TASK INSTRUCTIONS ▸ Return each line containing "with".

INPUT ROWS ▸
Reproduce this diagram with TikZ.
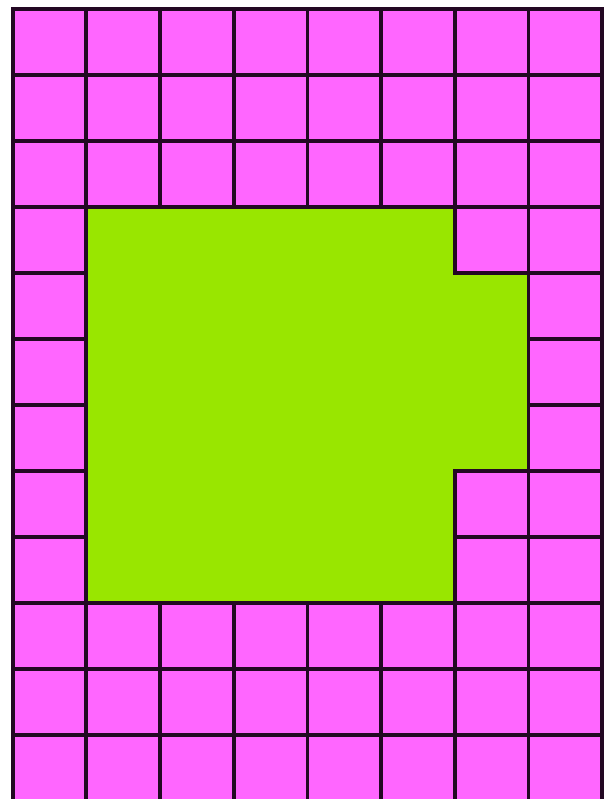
\documentclass[tikz,border=0pt]{standalone}
\usepackage{tikz}
\usetikzlibrary{calc}
\definecolor{cellpink}{RGB}{255,102,255}
\definecolor{blockgreen}{RGB}{153,230,0}
\definecolor{gridline}{RGB}{35,8,35}
\begin{document}
\begin{tikzpicture}[x=3.683cm,y=3.30cm,cell/.style={fill=cellpink,draw=gridline,line width=1.9mm}]
\useasboundingbox (-0.1724,0.1318) rectangle (8.0818,-11.97);
\fill[blockgreen] (1,-3)--(6,-3)--(6,-4)--(7,-4)--(7,-7)--(6,-7)--(6,-9)--(1,-9)--cycle;
\foreach \c in {0,...,7}
  \foreach \r in {0,...,11}
  {\pgfmathtruncatemacro\ingreen{(\c>0 && \c<6 && \r>2 && \r<9) || (\c==6 && \r>3 && \r<7)}
   \ifnum\ingreen=0 \draw[cell] (\c,-\r) rectangle ++(1,-1);\fi}
\end{tikzpicture}
\end{document}
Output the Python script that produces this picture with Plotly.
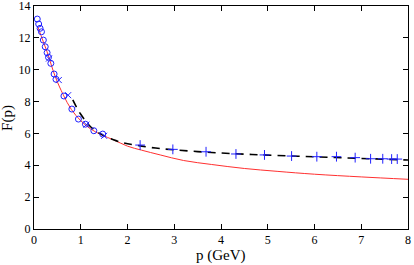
import plotly.graph_objects as go

# Red solid curve
red_p = [0.08, 0.2, 0.3, 0.45, 0.63, 0.8, 1.0, 1.2, 1.45, 1.7, 2.0, 2.3, 2.7, 3.2, 3.8, 4.5, 5.2, 6.0, 7.0, 8.0]
red_F = [12.7, 11.75, 10.95, 9.6, 8.4, 7.5, 6.8, 6.3, 5.9, 5.6, 5.2, 4.95, 4.65, 4.3, 4.05, 3.8, 3.62, 3.44, 3.27, 3.12]

# Black dashed curve
blk_p = [0.83, 0.9, 1.0, 1.1, 1.2, 1.35, 1.5, 1.7, 1.9, 2.2, 2.6, 3.0, 3.5, 4.0, 4.5, 5.0, 6.0, 7.0, 8.0]
blk_F = [8.1, 7.7, 7.2, 6.8, 6.45, 6.1, 5.85, 5.6, 5.42, 5.25, 5.08, 4.97, 4.86, 4.77, 4.7, 4.64, 4.53, 4.43, 4.33]

# Blue open circles
circ_p = [0.07, 0.10, 0.13, 0.16, 0.20, 0.24, 0.28, 0.31, 0.36, 0.43, 0.47, 0.64, 0.81, 0.95, 1.10, 1.28, 1.47]
circ_F = [13.18, 12.87, 12.6, 12.38, 11.86, 11.44, 11.07, 10.78, 10.4, 9.73, 9.4, 8.35, 7.53, 6.9, 6.58, 6.17, 5.96]

# Blue crosses at low p
xlow_p = [0.32, 0.53, 0.73, 1.12, 1.5]
xlow_F = [10.7, 9.35, 8.4, 6.55, 5.85]

# Blue plus markers
plus_p = [2.27, 2.97, 3.68, 4.32, 4.93, 5.51, 6.05, 6.47, 6.87, 7.2, 7.46, 7.65, 7.77]
plus_F = [5.27, 5.0, 4.85, 4.71, 4.65, 4.58, 4.54, 4.54, 4.48, 4.41, 4.41, 4.39, 4.39]

x_ticks = [0, 1, 2, 3, 4, 5, 6, 7, 8]
y_ticks = [0, 2, 4, 6, 8, 10, 12, 14]

fig = go.Figure()
fig.add_trace(go.Scatter(x=red_p, y=red_F, mode="lines", line=dict(color="#ff3030", width=1, shape="spline"), hoverinfo="skip"))
fig.add_trace(go.Scatter(x=blk_p, y=blk_F, mode="lines", line=dict(color="black", width=1.6, dash="8px,6px", shape="spline")))
fig.add_trace(go.Scatter(x=circ_p, y=circ_F, mode="markers",
                         marker=dict(symbol="circle-open", size=6, color="#2020ff", line=dict(width=1))))
fig.add_trace(go.Scatter(x=xlow_p, y=xlow_F, mode="markers",
                         marker=dict(symbol="x-thin-open", size=6, color="#2020ff", line=dict(width=1, color="#2020ff"))))
fig.add_trace(go.Scatter(x=plus_p, y=plus_F, mode="markers",
                         marker=dict(symbol="cross-thin-open", size=7, color="#2020ff", line=dict(width=1, color="#2020ff"))))

axis_common = dict(showgrid=False, zeroline=False, showline=True, linecolor="black", linewidth=1,
                   mirror="ticks", ticks="inside", ticklen=5, tickcolor="black", automargin=False,
                   ticklabeloverflow="allow",
                   tickfont=dict(family="Liberation Serif", size=12, color="black"))
fig.update_xaxes(range=[0, 8], tickvals=x_ticks, ticktext=[str(v) for v in x_ticks], **axis_common)
fig.update_yaxes(range=[0, 14], tickvals=y_ticks, ticktext=[str(v) for v in y_ticks], **axis_common)
fig.add_annotation(text="p (GeV)", xref="paper", yref="paper", x=0.5, y=-0.072, yanchor="top", showarrow=False,
                   font=dict(family="Liberation Serif", size=15, color="black"))
fig.add_annotation(text="F(p)", xref="paper", yref="paper", x=-0.043, y=0.5, xanchor="right", textangle=-90,
                   showarrow=False, font=dict(family="Liberation Serif", size=15, color="black"))
fig.update_layout(width=414, height=265, showlegend=False, plot_bgcolor="white", paper_bgcolor="white",
                  margin=dict(l=34, r=6, t=6, b=36))
fig.write_html("out.html", config={"displayModeBar": False},
               post_script="document.body.style.margin='0';document.body.style.overflow='hidden';")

REPLY TO THE EXERCISE ▸
Reproduce this diagram with TikZ.
Output the Python script that produces this picture with Plotly.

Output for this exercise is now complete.